NAHO: National Aboriginal Health Organization
The National Aboriginal Health Organization (NAHO) was an Aboriginal-designed and -controlled body committed to influencing and advancing the health and well-being of Aboriginal Peoples by carrying out knowledge-based strategies. After 12 years of operation, NAHO does not exist anymore as the organization’s funding was cut in the 2012 federal budget and its office closed on June 29, 2012. Their website will remain available until Dec 22, 2017.
Cultural Survival International
Located in Cambridge Massachusetts USA since 1972, Cultural Survival advocates for Indigenous Peoples rights and supports Indigenous communities’ self-determination, cultures and political resilience, since 1972.
UNU- IAS Institute of Advanced Studies Traditional Knowledge Initiative
Located at Charles Darwin University at Darwin, NT Australia, the UNU-IAS Traditional Knowledge Initiative seeks to build greater understanding and facilitate awareness of traditional knowledge (TK) to inform action by indigenous peoples, local communities and domestic and international policy makers. Key outputs include research activities, policy studies, capacity development and online learning and dissemination.
Terralingua is an international organization created in 1996 committed to the preservation of linguistic diversity, and the exploration of connections between linguistic and biological diversity. Terralingua has two basic purposes. First, to promote the investigation of the links between biological, cultural, and linguistic diversity, as well as the adoption of an integrated biocultural perspective on the perpetuation, maintenance and revitalization of diversity on Earth. TerraLingua facilitates interdisciplinary research and applied work involving people from a wide range of fields, backgrounds, and ethnic origins.

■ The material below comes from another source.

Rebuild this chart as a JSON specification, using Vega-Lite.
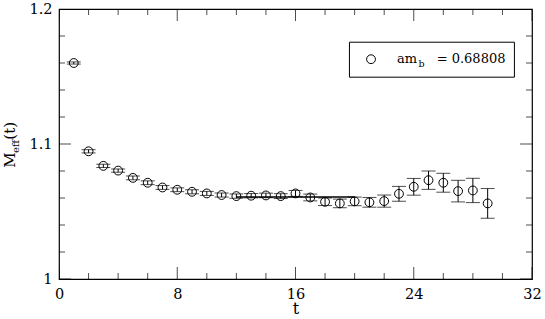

Also, importantly from Terralingua is the Vitality Index of Traditional Environmental Knowledge which is the first quantitative measure of trends in retention or loss of traditional knowledge. The VITEK provides a consistent, replicable methodology for measuring trends in TEK in many different locales and at different scales, and therefore for assessing the global status and trends of TEK. It is a robust, yet practical methodology for gathering and analyzing TEK data and for building a locally appropriate, yet globally applicable, indicator of trends in retention or loss of TEK over time. The VITEK assesses the vitality of TEK within a given group, giving priority to the state of knowledge and practical skills that are directly involved in sustainable use, and that therefore are logically associated with biodiversity conservation. The VITEK assessment involves measuring the differences of knowledge and practices between people of different generations. The results of the test are used to calculate the vitality measure, which can then be employed to compare the status and trends of TEK across communities, regions and countries.